Begin
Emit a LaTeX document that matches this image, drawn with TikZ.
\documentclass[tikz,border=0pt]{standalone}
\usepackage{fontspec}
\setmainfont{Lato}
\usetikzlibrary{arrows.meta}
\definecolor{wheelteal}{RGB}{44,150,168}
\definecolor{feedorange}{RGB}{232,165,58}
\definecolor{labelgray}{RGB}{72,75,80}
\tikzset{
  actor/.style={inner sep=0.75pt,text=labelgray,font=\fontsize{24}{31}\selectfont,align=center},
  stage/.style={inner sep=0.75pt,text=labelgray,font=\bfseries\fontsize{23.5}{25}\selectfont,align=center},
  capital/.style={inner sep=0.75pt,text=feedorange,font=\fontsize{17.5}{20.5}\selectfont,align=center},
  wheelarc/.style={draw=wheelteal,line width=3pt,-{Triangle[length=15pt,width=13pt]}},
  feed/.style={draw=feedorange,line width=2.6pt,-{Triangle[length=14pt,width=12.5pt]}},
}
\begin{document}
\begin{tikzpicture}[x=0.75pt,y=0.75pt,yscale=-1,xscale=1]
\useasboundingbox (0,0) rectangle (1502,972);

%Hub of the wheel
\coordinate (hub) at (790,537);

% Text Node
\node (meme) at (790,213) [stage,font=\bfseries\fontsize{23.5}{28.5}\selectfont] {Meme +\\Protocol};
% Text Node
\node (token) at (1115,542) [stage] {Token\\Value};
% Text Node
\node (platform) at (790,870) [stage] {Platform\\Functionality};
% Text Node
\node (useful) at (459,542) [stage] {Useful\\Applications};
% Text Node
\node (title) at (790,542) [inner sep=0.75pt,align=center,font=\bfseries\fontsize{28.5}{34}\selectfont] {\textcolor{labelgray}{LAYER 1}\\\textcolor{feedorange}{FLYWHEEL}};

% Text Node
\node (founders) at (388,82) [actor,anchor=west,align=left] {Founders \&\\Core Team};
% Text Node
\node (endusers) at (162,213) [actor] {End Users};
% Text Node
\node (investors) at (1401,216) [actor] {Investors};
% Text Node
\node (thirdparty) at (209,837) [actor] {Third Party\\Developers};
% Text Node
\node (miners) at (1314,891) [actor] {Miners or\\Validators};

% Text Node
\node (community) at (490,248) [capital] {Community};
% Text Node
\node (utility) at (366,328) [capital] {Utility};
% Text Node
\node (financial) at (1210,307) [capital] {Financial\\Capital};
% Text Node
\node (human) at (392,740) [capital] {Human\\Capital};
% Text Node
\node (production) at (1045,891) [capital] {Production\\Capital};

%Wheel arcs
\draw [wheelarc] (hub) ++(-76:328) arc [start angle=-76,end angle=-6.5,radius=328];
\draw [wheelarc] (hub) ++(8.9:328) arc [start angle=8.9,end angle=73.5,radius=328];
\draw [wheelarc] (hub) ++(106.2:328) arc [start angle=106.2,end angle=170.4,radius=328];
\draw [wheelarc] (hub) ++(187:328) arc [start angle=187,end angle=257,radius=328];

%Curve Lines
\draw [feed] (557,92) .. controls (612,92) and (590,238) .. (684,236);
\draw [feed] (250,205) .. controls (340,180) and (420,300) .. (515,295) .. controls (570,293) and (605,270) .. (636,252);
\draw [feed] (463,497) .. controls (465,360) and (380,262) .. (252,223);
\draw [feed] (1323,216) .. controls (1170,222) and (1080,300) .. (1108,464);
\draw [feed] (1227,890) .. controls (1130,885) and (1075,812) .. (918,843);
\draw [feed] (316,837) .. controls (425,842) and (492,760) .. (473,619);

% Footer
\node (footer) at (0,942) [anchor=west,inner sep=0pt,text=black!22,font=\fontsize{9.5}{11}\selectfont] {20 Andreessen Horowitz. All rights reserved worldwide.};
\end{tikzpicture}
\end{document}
End
» **Stated task**: Write the material out again word for word.

» **Solution for this exercise**:
Emit a LaTeX document that matches this image, drawn with TikZ.
\documentclass[tikz,border=0pt]{standalone}
\usepackage{fontspec}
\setmainfont{Lato}
\usetikzlibrary{arrows.meta}
\definecolor{wheelteal}{RGB}{44,150,168}
\definecolor{feedorange}{RGB}{232,165,58}
\definecolor{labelgray}{RGB}{72,75,80}
\tikzset{
  actor/.style={inner sep=0.75pt,text=labelgray,font=\fontsize{24}{31}\selectfont,align=center},
  stage/.style={inner sep=0.75pt,text=labelgray,font=\bfseries\fontsize{23.5}{25}\selectfont,align=center},
  capital/.style={inner sep=0.75pt,text=feedorange,font=\fontsize{17.5}{20.5}\selectfont,align=center},
  wheelarc/.style={draw=wheelteal,line width=3pt,-{Triangle[length=15pt,width=13pt]}},
  feed/.style={draw=feedorange,line width=2.6pt,-{Triangle[length=14pt,width=12.5pt]}},
}
\begin{document}
\begin{tikzpicture}[x=0.75pt,y=0.75pt,yscale=-1,xscale=1]
\useasboundingbox (0,0) rectangle (1502,972);

%Hub of the wheel
\coordinate (hub) at (790,537);

% Text Node
\node (meme) at (790,213) [stage,font=\bfseries\fontsize{23.5}{28.5}\selectfont] {Meme +\\Protocol};
% Text Node
\node (token) at (1115,542) [stage] {Token\\Value};
% Text Node
\node (platform) at (790,870) [stage] {Platform\\Functionality};
% Text Node
\node (useful) at (459,542) [stage] {Useful\\Applications};
% Text Node
\node (title) at (790,542) [inner sep=0.75pt,align=center,font=\bfseries\fontsize{28.5}{34}\selectfont] {\textcolor{labelgray}{LAYER 1}\\\textcolor{feedorange}{FLYWHEEL}};

% Text Node
\node (founders) at (388,82) [actor,anchor=west,align=left] {Founders \&\\Core Team};
% Text Node
\node (endusers) at (162,213) [actor] {End Users};
% Text Node
\node (investors) at (1401,216) [actor] {Investors};
% Text Node
\node (thirdparty) at (209,837) [actor] {Third Party\\Developers};
% Text Node
\node (miners) at (1314,891) [actor] {Miners or\\Validators};

% Text Node
\node (community) at (490,248) [capital] {Community};
% Text Node
\node (utility) at (366,328) [capital] {Utility};
% Text Node
\node (financial) at (1210,307) [capital] {Financial\\Capital};
% Text Node
\node (human) at (392,740) [capital] {Human\\Capital};
% Text Node
\node (production) at (1045,891) [capital] {Production\\Capital};

%Wheel arcs
\draw [wheelarc] (hub) ++(-76:328) arc [start angle=-76,end angle=-6.5,radius=328];
\draw [wheelarc] (hub) ++(8.9:328) arc [start angle=8.9,end angle=73.5,radius=328];
\draw [wheelarc] (hub) ++(106.2:328) arc [start angle=106.2,end angle=170.4,radius=328];
\draw [wheelarc] (hub) ++(187:328) arc [start angle=187,end angle=257,radius=328];

%Curve Lines
\draw [feed] (557,92) .. controls (612,92) and (590,238) .. (684,236);
\draw [feed] (250,205) .. controls (340,180) and (420,300) .. (515,295) .. controls (570,293) and (605,270) .. (636,252);
\draw [feed] (463,497) .. controls (465,360) and (380,262) .. (252,223);
\draw [feed] (1323,216) .. controls (1170,222) and (1080,300) .. (1108,464);
\draw [feed] (1227,890) .. controls (1130,885) and (1075,812) .. (918,843);
\draw [feed] (316,837) .. controls (425,842) and (492,760) .. (473,619);

% Footer
\node (footer) at (0,942) [anchor=west,inner sep=0pt,text=black!22,font=\fontsize{9.5}{11}\selectfont] {20 Andreessen Horowitz. All rights reserved worldwide.};
\end{tikzpicture}
\end{document}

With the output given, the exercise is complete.